TASK OBJECTIVE: Reproduce nothing but the lines from the start of the material through the line that includes "from matplotlib.transforms import Affine2D", both ends included, and omit every picture.

::::

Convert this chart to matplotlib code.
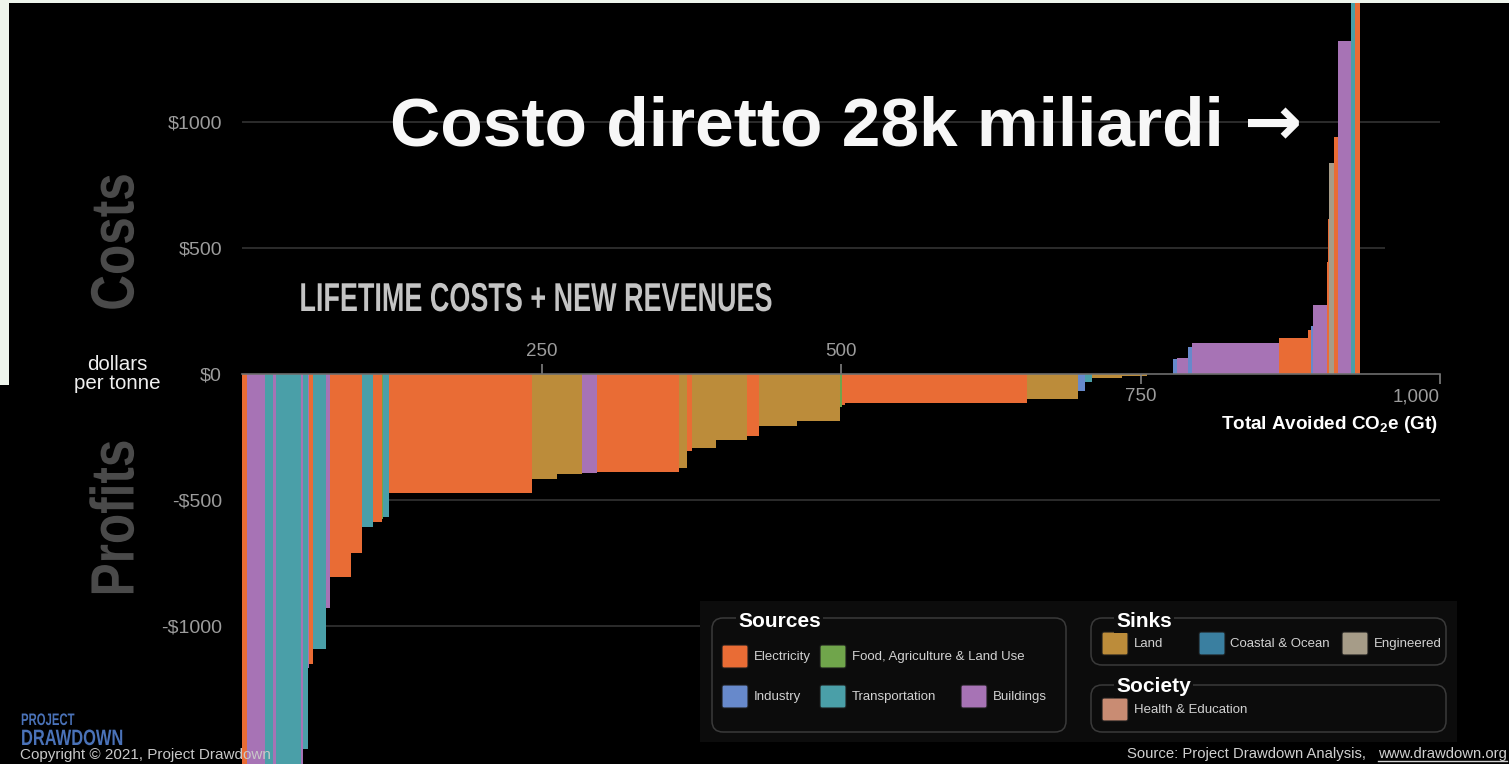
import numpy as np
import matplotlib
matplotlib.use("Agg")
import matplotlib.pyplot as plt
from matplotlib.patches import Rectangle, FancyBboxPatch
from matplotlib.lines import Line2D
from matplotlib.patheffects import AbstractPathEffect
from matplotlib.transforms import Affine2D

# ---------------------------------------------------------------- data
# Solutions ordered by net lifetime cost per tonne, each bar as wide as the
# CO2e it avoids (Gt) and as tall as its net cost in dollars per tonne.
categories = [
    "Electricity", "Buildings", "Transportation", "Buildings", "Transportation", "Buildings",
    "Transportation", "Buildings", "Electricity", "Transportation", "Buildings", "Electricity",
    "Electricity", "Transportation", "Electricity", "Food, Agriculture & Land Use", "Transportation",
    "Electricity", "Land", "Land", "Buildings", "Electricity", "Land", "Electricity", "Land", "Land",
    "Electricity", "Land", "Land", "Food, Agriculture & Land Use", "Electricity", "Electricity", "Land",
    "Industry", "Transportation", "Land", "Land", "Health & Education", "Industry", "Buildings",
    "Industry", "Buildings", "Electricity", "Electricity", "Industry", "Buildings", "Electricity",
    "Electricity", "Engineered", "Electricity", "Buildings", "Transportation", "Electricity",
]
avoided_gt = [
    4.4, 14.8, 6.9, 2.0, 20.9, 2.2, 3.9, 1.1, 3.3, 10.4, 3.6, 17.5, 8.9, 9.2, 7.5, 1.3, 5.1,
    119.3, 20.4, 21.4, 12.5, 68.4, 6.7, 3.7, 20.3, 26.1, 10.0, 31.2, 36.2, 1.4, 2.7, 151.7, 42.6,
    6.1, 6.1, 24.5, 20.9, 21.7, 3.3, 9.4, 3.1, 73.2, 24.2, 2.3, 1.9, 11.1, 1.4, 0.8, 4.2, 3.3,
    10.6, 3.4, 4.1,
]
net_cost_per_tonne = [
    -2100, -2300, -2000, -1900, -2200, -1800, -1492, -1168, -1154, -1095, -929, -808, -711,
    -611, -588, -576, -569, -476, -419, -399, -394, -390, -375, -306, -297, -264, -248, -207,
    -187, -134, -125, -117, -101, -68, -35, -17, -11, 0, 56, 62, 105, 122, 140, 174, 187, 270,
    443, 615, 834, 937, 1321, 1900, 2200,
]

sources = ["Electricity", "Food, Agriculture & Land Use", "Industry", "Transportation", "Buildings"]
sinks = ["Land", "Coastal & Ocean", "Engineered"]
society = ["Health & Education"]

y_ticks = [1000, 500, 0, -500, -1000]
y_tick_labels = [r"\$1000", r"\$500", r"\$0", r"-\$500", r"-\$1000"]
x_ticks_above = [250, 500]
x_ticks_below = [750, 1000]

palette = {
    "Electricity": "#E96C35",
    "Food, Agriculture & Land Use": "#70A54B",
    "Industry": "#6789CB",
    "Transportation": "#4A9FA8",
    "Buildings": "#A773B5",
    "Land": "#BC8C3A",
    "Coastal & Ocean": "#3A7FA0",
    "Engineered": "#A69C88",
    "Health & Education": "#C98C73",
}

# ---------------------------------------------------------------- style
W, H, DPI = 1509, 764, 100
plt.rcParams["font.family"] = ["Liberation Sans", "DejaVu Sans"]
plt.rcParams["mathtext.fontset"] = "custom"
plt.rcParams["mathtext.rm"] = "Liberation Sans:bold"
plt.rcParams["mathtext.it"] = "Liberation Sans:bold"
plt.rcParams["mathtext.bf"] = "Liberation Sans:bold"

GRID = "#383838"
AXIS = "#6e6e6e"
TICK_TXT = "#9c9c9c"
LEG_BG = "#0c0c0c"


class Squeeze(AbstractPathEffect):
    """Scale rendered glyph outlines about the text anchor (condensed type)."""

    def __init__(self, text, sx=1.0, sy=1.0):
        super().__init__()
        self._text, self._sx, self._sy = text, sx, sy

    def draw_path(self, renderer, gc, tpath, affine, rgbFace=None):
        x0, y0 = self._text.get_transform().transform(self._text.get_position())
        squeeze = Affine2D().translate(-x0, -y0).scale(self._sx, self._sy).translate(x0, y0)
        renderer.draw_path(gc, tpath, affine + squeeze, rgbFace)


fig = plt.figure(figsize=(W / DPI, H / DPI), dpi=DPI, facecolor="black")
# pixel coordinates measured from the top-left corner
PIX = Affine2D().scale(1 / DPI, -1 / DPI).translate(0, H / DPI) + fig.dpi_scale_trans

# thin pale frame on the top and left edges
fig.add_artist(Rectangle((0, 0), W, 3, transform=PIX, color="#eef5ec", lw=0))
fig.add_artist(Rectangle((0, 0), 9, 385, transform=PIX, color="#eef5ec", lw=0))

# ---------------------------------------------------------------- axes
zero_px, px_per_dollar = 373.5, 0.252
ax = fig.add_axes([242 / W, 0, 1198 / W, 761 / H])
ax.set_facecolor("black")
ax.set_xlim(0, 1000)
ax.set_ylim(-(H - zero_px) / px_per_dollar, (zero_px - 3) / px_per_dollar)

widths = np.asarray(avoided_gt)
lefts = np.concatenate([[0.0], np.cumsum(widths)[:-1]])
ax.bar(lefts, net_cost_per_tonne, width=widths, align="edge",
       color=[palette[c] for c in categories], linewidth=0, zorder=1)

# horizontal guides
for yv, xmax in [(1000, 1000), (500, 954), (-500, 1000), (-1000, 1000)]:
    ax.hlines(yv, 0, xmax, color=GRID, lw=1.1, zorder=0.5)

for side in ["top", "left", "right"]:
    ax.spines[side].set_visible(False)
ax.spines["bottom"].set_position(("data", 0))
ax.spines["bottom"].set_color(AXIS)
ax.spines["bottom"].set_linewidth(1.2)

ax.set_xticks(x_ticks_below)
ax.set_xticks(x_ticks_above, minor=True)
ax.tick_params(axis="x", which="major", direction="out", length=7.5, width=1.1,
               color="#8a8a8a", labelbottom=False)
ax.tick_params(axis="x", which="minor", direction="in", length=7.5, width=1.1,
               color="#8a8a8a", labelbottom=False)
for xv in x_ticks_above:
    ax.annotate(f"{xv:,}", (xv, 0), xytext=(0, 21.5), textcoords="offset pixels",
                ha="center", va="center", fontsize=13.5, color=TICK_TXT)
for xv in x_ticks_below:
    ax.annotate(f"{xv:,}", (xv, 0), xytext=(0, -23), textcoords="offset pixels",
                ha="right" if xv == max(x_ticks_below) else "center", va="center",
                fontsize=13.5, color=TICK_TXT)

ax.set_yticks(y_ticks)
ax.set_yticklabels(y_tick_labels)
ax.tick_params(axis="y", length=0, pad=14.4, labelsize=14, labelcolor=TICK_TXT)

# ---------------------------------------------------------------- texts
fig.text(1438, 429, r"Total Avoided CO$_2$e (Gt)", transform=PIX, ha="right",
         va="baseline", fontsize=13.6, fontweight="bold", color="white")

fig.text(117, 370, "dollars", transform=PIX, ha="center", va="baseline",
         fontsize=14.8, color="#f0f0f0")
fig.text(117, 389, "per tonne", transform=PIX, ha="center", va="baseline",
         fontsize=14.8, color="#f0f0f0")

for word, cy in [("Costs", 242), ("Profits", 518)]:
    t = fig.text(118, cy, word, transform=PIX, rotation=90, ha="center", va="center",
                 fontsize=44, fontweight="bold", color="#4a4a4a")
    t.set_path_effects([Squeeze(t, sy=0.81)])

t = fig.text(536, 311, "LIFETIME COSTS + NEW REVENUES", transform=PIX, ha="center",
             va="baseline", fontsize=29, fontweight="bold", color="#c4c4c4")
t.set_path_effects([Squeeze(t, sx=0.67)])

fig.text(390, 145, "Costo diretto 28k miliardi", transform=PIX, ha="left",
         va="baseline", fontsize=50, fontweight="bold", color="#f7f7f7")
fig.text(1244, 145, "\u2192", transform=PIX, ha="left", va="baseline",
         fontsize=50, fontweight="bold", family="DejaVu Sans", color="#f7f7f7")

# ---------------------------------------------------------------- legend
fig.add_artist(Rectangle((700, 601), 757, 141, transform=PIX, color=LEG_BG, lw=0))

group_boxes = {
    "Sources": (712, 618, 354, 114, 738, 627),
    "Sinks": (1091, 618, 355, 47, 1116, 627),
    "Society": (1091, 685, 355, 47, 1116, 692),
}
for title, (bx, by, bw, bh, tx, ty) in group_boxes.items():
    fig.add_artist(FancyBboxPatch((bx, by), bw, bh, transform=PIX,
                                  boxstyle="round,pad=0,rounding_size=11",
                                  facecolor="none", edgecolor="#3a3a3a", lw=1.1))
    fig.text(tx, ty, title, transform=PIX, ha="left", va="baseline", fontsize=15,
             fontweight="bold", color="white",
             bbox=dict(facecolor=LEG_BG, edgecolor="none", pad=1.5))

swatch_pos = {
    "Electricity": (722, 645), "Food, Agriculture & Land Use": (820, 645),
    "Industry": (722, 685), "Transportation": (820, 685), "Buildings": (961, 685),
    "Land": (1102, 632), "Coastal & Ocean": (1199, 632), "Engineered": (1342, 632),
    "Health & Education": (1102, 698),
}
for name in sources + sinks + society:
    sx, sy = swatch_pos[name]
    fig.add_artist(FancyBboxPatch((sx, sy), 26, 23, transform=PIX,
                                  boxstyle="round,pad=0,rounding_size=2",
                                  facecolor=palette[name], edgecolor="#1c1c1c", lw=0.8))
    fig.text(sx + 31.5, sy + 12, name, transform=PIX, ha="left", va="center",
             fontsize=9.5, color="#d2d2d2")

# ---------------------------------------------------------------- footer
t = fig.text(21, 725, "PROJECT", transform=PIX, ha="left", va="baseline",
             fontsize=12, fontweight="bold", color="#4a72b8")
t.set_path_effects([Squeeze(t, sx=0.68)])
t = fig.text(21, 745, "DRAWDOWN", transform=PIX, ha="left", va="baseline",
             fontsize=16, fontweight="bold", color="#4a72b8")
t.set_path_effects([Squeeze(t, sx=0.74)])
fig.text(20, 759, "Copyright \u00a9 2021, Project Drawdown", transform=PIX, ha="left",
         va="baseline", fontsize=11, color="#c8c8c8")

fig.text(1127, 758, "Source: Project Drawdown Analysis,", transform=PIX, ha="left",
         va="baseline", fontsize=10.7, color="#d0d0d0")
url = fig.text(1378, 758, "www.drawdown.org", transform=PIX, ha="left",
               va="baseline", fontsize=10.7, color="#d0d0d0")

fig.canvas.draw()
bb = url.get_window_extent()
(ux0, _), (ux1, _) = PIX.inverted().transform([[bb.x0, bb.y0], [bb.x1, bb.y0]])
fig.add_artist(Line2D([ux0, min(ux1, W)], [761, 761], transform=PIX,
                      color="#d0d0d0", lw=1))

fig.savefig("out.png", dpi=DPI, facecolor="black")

::::

TASK RESPONSE:
Convert this chart to matplotlib code.
import numpy as np
import matplotlib
matplotlib.use("Agg")
import matplotlib.pyplot as plt
from matplotlib.patches import Rectangle, FancyBboxPatch
from matplotlib.lines import Line2D
from matplotlib.patheffects import AbstractPathEffect
from matplotlib.transforms import Affine2D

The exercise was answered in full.